From the first line of the data below through the line bearing "const forceB = [0, 0, -0.45, 0.85, -6.58, 0, 0];", reproduce each line exactly; do not include pictures.
** Begin Dataset content **
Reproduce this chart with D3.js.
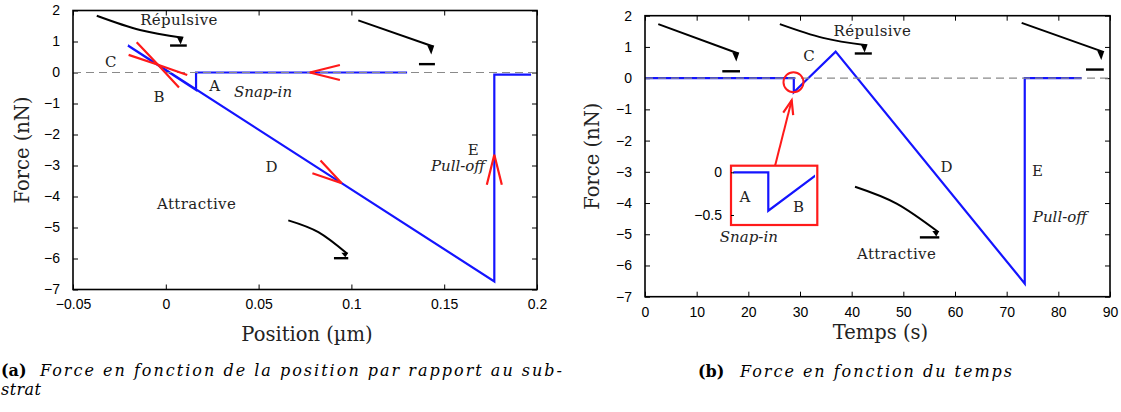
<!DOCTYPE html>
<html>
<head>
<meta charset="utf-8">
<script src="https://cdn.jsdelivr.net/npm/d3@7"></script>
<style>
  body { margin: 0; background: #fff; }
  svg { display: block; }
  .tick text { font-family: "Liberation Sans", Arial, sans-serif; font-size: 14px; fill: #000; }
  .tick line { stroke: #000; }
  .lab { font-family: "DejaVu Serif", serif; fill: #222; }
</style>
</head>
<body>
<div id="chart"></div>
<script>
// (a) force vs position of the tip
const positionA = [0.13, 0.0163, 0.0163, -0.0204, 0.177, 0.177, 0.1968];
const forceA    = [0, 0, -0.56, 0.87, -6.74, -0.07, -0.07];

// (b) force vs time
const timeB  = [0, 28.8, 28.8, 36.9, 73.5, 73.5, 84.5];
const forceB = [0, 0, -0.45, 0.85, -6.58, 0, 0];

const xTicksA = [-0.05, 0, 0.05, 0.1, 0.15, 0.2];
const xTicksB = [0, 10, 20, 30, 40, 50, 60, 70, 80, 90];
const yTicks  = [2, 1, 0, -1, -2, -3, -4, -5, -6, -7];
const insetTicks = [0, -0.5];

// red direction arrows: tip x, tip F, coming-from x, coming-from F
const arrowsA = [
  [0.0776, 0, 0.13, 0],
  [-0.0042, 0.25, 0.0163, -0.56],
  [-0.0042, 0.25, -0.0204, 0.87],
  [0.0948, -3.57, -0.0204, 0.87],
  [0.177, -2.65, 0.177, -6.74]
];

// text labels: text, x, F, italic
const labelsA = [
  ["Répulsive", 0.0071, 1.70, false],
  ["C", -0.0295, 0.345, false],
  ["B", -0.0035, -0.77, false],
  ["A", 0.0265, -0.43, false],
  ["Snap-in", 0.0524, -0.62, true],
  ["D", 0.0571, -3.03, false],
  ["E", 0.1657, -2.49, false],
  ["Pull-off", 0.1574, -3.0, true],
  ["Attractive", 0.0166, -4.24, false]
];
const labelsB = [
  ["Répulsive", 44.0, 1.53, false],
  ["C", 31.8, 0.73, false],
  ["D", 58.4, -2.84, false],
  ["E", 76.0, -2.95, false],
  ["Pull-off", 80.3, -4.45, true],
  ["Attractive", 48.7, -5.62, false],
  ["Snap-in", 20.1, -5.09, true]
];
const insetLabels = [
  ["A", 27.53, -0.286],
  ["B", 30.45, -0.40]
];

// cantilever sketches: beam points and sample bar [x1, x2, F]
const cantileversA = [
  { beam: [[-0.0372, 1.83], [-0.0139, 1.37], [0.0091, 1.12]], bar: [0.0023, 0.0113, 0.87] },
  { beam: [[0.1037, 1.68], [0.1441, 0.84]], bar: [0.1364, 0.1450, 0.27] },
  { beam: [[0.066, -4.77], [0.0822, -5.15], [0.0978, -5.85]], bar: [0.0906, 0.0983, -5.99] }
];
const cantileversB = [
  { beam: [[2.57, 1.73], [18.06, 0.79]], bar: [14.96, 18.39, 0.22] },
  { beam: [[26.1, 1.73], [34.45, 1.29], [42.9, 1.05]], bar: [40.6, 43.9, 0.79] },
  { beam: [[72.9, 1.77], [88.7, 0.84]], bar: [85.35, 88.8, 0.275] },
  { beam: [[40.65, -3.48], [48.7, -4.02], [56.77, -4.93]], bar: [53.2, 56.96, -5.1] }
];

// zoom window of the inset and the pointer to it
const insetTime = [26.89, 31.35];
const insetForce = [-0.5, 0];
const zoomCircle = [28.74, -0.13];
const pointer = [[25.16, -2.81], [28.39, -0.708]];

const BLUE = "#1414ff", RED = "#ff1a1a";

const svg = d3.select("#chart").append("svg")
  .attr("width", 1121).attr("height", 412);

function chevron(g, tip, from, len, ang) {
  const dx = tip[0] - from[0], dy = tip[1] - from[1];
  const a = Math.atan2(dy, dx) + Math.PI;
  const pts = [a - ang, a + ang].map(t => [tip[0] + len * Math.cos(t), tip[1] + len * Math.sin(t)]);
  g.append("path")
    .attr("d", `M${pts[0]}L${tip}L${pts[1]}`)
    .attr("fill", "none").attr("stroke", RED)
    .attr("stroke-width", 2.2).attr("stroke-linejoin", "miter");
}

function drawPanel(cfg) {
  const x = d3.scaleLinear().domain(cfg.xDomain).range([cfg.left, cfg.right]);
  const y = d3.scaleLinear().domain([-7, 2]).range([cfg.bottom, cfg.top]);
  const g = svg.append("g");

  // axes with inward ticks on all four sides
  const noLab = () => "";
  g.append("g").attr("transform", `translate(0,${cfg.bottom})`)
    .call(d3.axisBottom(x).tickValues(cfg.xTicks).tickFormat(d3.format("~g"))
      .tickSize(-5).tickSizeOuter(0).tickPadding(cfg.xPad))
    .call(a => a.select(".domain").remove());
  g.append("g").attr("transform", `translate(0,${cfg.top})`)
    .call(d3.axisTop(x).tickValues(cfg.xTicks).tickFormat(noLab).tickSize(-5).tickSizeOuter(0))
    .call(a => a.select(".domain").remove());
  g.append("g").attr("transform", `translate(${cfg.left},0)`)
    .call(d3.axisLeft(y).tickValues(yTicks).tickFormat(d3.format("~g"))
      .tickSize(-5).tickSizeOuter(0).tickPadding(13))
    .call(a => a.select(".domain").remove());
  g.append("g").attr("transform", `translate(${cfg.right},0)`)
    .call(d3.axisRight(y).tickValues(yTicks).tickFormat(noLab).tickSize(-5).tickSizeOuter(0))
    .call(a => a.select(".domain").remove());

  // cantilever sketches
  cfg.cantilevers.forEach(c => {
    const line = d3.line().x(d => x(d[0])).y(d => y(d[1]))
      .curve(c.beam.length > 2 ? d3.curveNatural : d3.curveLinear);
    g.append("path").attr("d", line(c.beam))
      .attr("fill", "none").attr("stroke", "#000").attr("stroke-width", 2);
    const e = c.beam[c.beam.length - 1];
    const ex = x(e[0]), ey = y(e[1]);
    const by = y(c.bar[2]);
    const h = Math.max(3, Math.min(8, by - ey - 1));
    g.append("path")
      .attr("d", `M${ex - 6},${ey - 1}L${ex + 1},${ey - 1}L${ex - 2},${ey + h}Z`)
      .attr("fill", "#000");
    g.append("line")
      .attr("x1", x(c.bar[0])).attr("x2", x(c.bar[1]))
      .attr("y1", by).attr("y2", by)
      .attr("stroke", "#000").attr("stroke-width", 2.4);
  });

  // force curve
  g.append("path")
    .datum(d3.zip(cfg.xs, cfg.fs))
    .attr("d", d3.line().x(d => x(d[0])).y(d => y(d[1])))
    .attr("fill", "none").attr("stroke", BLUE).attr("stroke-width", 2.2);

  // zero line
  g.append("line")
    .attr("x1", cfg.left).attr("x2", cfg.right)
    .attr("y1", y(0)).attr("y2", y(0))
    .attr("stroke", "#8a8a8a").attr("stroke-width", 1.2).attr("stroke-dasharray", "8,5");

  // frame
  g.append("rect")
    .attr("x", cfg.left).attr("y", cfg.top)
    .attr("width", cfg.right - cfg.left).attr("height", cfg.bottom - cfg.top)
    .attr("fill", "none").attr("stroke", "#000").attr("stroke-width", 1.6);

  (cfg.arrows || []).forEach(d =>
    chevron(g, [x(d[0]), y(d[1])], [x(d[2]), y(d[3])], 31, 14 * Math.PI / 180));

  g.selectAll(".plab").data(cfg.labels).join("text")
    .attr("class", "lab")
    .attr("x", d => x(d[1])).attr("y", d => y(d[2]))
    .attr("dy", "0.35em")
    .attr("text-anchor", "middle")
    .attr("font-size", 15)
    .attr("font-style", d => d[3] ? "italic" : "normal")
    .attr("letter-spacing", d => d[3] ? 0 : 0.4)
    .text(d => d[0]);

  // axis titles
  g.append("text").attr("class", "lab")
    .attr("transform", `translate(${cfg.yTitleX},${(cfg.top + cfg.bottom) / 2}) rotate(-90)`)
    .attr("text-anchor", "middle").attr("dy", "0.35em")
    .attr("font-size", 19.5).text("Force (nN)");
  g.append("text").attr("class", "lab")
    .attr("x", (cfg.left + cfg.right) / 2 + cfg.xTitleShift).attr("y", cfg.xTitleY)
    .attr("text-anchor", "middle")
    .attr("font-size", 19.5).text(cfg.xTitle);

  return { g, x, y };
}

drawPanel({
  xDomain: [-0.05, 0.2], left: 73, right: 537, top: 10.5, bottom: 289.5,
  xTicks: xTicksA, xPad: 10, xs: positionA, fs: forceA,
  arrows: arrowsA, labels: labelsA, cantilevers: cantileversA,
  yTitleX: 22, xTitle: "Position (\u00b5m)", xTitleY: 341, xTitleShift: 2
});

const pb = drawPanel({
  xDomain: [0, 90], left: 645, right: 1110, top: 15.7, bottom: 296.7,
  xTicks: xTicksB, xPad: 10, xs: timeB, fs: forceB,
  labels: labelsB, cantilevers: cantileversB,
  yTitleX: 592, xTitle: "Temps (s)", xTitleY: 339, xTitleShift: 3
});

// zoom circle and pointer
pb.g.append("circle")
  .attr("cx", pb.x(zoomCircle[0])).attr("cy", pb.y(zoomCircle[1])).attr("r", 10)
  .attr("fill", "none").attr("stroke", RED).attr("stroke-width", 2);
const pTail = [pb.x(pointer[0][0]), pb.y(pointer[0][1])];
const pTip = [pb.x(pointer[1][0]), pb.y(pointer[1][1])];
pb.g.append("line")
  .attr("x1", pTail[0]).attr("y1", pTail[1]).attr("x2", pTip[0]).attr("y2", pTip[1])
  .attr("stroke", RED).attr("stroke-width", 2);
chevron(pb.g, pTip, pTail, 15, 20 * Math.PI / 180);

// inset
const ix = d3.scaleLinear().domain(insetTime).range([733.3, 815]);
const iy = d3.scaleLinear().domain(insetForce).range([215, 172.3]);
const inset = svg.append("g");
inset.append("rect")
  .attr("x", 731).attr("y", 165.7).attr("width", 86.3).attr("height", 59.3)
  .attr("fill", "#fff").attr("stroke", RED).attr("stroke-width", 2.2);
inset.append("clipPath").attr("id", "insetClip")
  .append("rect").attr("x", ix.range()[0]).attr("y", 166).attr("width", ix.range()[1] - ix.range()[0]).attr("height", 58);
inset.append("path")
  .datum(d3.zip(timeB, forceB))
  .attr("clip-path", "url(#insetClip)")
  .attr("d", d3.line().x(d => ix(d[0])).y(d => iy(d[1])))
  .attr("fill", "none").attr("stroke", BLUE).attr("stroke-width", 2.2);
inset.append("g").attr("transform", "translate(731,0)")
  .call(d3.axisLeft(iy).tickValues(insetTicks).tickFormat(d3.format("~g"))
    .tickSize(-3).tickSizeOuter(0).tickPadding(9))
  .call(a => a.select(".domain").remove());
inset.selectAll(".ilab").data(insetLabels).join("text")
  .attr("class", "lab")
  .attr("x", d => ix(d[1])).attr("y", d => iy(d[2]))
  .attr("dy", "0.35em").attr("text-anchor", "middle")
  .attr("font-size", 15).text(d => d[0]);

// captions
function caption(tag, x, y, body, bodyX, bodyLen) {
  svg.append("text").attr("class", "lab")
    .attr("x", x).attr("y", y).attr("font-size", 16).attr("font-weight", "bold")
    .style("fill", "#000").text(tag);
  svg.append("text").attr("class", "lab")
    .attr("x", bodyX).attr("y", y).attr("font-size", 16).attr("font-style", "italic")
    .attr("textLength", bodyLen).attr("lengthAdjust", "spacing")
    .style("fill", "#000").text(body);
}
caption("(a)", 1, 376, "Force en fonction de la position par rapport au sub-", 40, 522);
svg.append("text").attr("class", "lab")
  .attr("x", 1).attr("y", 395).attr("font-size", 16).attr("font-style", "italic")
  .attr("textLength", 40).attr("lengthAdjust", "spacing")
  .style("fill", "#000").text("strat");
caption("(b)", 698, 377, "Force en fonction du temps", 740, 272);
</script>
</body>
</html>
** End Dataset content **
## Exercise answer
Reproduce this chart with D3.js.
<!DOCTYPE html>
<html>
<head>
<meta charset="utf-8">
<script src="https://cdn.jsdelivr.net/npm/d3@7"></script>
<style>
  body { margin: 0; background: #fff; }
  svg { display: block; }
  .tick text { font-family: "Liberation Sans", Arial, sans-serif; font-size: 14px; fill: #000; }
  .tick line { stroke: #000; }
  .lab { font-family: "DejaVu Serif", serif; fill: #222; }
</style>
</head>
<body>
<div id="chart"></div>
<script>
// (a) force vs position of the tip
const positionA = [0.13, 0.0163, 0.0163, -0.0204, 0.177, 0.177, 0.1968];
const forceA    = [0, 0, -0.56, 0.87, -6.74, -0.07, -0.07];

// (b) force vs time
const timeB  = [0, 28.8, 28.8, 36.9, 73.5, 73.5, 84.5];
const forceB = [0, 0, -0.45, 0.85, -6.58, 0, 0];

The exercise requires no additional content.